Hélène Sosnowska
Hélène Sosnowska | |
|---|---|
Sosnowska by J. Kostka i Mulert, Warsaw | |
| Born | Helena Goldspiegel 13 February 1864 |
| Died | 31 January 1942 (aged 77) |
| Resting place | Père Lachaise Cemetery |
| Other names |
|
| Education | University of Paris Faculty of Medicine |
| Spouse |
Casimir Martin Sosnowski
(m. 1889) |
| Children | 2 |
| Medical career | |
| Sub-specialties | Gynaecology |
Hélène Sosnowska (born Helena Goldspiegel; 13 February 1864 – 31 January 1942), also known as Hélène Goldspiegel-Sosnowska, was a Polish-French gynaecologist, medical writer, and social reformer.
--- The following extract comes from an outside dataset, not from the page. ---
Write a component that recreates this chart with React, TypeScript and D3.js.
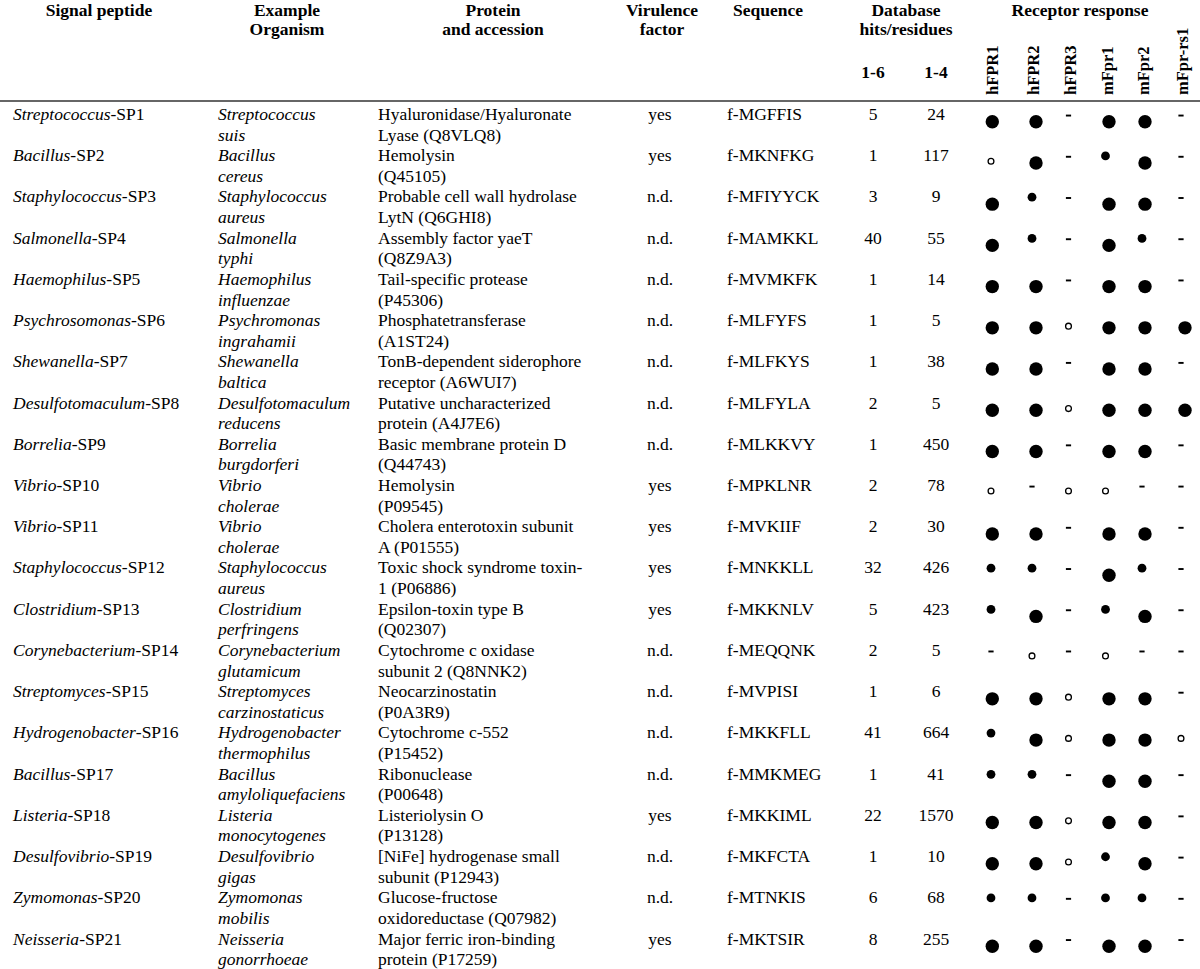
import React from "react";
import * as d3 from "d3";

// ---------- DATA ----------
const genera = ["Streptococcus","Bacillus","Staphylococcus","Salmonella","Haemophilus","Psychrosomonas","Shewanella","Desulfotomaculum","Borrelia","Vibrio","Vibrio","Staphylococcus","Clostridium","Corynebacterium","Streptomyces","Hydrogenobacter","Bacillus","Listeria","Desulfovibrio","Zymomonas","Neisseria"];
const peptideIds = ["SP1","SP2","SP3","SP4","SP5","SP6","SP7","SP8","SP9","SP10","SP11","SP12","SP13","SP14","SP15","SP16","SP17","SP18","SP19","SP20","SP21"];
const organismGenus = ["Streptococcus","Bacillus","Staphylococcus","Salmonella","Haemophilus","Psychromonas","Shewanella","Desulfotomaculum","Borrelia","Vibrio","Vibrio","Staphylococcus","Clostridium","Corynebacterium","Streptomyces","Hydrogenobacter","Bacillus","Listeria","Desulfovibrio","Zymomonas","Neisseria"];
const organismSpecies = ["suis","cereus","aureus","typhi","influenzae","ingrahamii","baltica","reducens","burgdorferi","cholerae","cholerae","aureus","perfringens","glutamicum","carzinostaticus","thermophilus","amyloliquefaciens","monocytogenes","gigas","mobilis","gonorrhoeae"];
const proteinLine1 = ["Hyaluronidase/Hyaluronate","Hemolysin","Probable cell wall hydrolase","Assembly factor yaeT","Tail-specific protease","Phosphatetransferase","TonB-dependent siderophore","Putative uncharacterized","Basic membrane protein D","Hemolysin","Cholera enterotoxin subunit","Toxic shock syndrome toxin-","Epsilon-toxin type B","Cytochrome c oxidase","Neocarzinostatin","Cytochrome c-552","Ribonuclease","Listeriolysin O","[NiFe] hydrogenase small","Glucose-fructose","Major ferric iron-binding"];
const proteinLine2 = ["Lyase (Q8VLQ8)","(Q45105)","LytN (Q6GHI8)","(Q8Z9A3)","(P45306)","(A1ST24)","receptor (A6WUI7)","protein (A4J7E6)","(Q44743)","(P09545)","A (P01555)","1 (P06886)","(Q02307)","subunit 2 (Q8NNK2)","(P0A3R9)","(P15452)","(P00648)","(P13128)","subunit (P12943)","oxidoreductase (Q07982)","protein (P17259)"];
const virulence = ["yes","yes","n.d.","n.d.","n.d.","n.d.","n.d.","n.d.","n.d.","yes","yes","yes","yes","n.d.","n.d.","n.d.","n.d.","yes","n.d.","n.d.","yes"];
const sequences = ["f-MGFFIS","f-MKNFKG","f-MFIYYCK","f-MAMKKL","f-MVMKFK","f-MLFYFS","f-MLFKYS","f-MLFYLA","f-MLKKVY","f-MPKLNR","f-MVKIIF","f-MNKKLL","f-MKKNLV","f-MEQQNK","f-MVPISI","f-MKKFLL","f-MMKMEG","f-MKKIML","f-MKFCTA","f-MTNKIS","f-MKTSIR"];
const hits16 = [5,1,3,40,1,1,1,2,1,2,2,32,5,2,1,41,1,22,1,6,8];
const hits14 = [24,117,9,55,14,5,38,5,450,78,30,426,423,5,6,664,41,1570,10,68,255];
const receptors = ["hFPR1","hFPR2","hFPR3","mFpr1","mFpr2","mFpr-rs1"];
// L = strong (large dot), S = weak (small dot), O = marginal (open circle), D = none (dash)
const responses = [
  "LLDLLD","OLDSLD","LSDLLD","LSDLSD","LLDLLD","LLOLLL","LLDLLD","LLOLLL","LLDLLD","ODOODD",
  "LLDLLD","SSDLSD","SLDSLD","DODODD","LLOLLD","SLOLLO","SSDLLD","LLOLLD","LLOSLD","SSDSSD","LLDLLD"
];

// ---------- LAYOUT ----------
const W = 1200, H = 969;
const FONT = "'Liberation Serif', 'Times New Roman', serif";
const FS = 17.5;

export default function App() {
  const n = genera.length;
  const y = d3.scaleLinear().domain([0, n - 1]).range([114, 938.5]); // line-1 visual centre
  const lineGap = (y(1) - y(0)) / 2;
  const xRec = d3.scaleOrdinal<string, number>().domain(receptors).range([991, 1032, 1068.5, 1105.5, 1142, 1181]);
  const largeDx = d3.scaleOrdinal<string, number>().domain(receptors).range([1.3, 4, 0, 3.5, 3, 4]);
  const base = 6; // centre -> baseline

  const headerBold = { fontFamily: FONT, fontSize: FS, fontWeight: 700 as const, fill: "#000" };
  const body = { fontFamily: FONT, fontSize: FS, fill: "#000" };

  const symbol = (code: string, rec: string, cy: number, key: string) => {
    const cx = xRec(rec);
    if (code === "L") return <circle key={key} cx={cx + largeDx(rec)} cy={cy + 7.7} r={6.7} fill="#000" />;
    if (code === "S") return <circle key={key} cx={cx} cy={cy + 0.7} r={4.4} fill="#000" />;
    if (code === "O") return <circle key={key} cx={cx} cy={cy + 6} r={2.9} fill="none" stroke="#000" strokeWidth={1.3} />;
    return <rect key={key} x={cx - 2.6} y={cy + 0.6} width={5.2} height={1.9} fill="#000" />;
  };

  return (
    <svg width={W} height={H} viewBox={`0 0 ${W} ${H}`} style={{ position: "absolute", left: 0, top: 0, background: "#fff" }}>
      <rect width={W} height={H} fill="#fff" />
      {/* headers */}
      <g style={headerBold} textAnchor="middle">
        <text x={99} y={15.5}>Signal peptide</text>
        <text x={287} y={15.5}>Example</text>
        <text x={287} y={35}>Organism</text>
        <text x={493} y={15.5}>Protein</text>
        <text x={493} y={35}>and accession</text>
        <text x={662} y={15.5}>Virulence</text>
        <text x={662} y={35}>factor</text>
        <text x={768} y={15.5}>Sequence</text>
        <text x={906} y={15.5}>Database</text>
        <text x={906} y={35}>hits/residues</text>
        <text x={1080} y={15.5}>Receptor response</text>
        <text x={873} y={78}>1-6</text>
        <text x={936} y={78}>1-4</text>
      </g>
      <g style={{ ...headerBold, fontSize: 16.5 }}>
        {receptors.map((r) => (
          <text key={r} transform={`translate(${xRec(r) + 7},95) rotate(-90)`} textAnchor="start">{r}</text>
        ))}
      </g>
      <line x1={0} x2={W} y1={101} y2={101} stroke="#333" strokeWidth={1.6} />

      {/* body rows */}
      {genera.map((g, i) => {
        const c = y(i);
        return (
          <g key={i} style={body}>
            <text x={13} y={c + base}><tspan fontStyle="italic">{g}</tspan>-{peptideIds[i]}</text>
            <text x={218} y={c + base} fontStyle="italic">{organismGenus[i]}</text>
            <text x={218} y={c + lineGap + base} fontStyle="italic">{organismSpecies[i]}</text>
            <text x={378} y={c + base}>{proteinLine1[i]}</text>
            <text x={378} y={c + lineGap + base}>{proteinLine2[i]}</text>
            <text x={660} y={c + base} textAnchor="middle">{virulence[i]}</text>
            <text x={727} y={c + base}>{sequences[i]}</text>
            <text x={873} y={c + base} textAnchor="middle">{hits16[i]}</text>
            <text x={936} y={c + base} textAnchor="middle">{hits14[i]}</text>
            {receptors.map((r, j) => symbol(responses[i][j], r, c, `s${j}`))}
          </g>
        );
      })}
    </svg>
  );
}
Born into a Jewish family in Warsaw, she settled in Paris, studied at the University of Paris Faculty of Medicine, and in 1888 defended a thesis on hysteria in children under the supervision of Jean-Martin Charcot, making her one of the earliest women to obtain a medical doctorate there. She established a gynaecological practice in Paris, became known for using and promoting the Thure-Brandt method for chronic gynaecological conditions and infertility, and published on uterine disease, clinical techniques and the effects of vegetarianism and fasting on health. She took part in international medical congresses and during World War I worked in Paris hospitals caring for wounded patients and supporting Polish medical trainees.
Sosnowska was active in movements for temperance and vegetarianism, wrote for specialist and general audiences on nutrition, childcare and women's health, and belonged to organisations including the Society of Breastfeeding and the Society of Kinesitherapy. Within the French Vegetarian Society she served as a committee member from 1904, vice-president from 1907 and president from 1933, and her death brought the society's activities to an end. She married the Polish engineer and socialist activist Casimir Martin Sosnowski, with whom she had two children, and was buried with him at Père Lachaise Cemetery in Paris.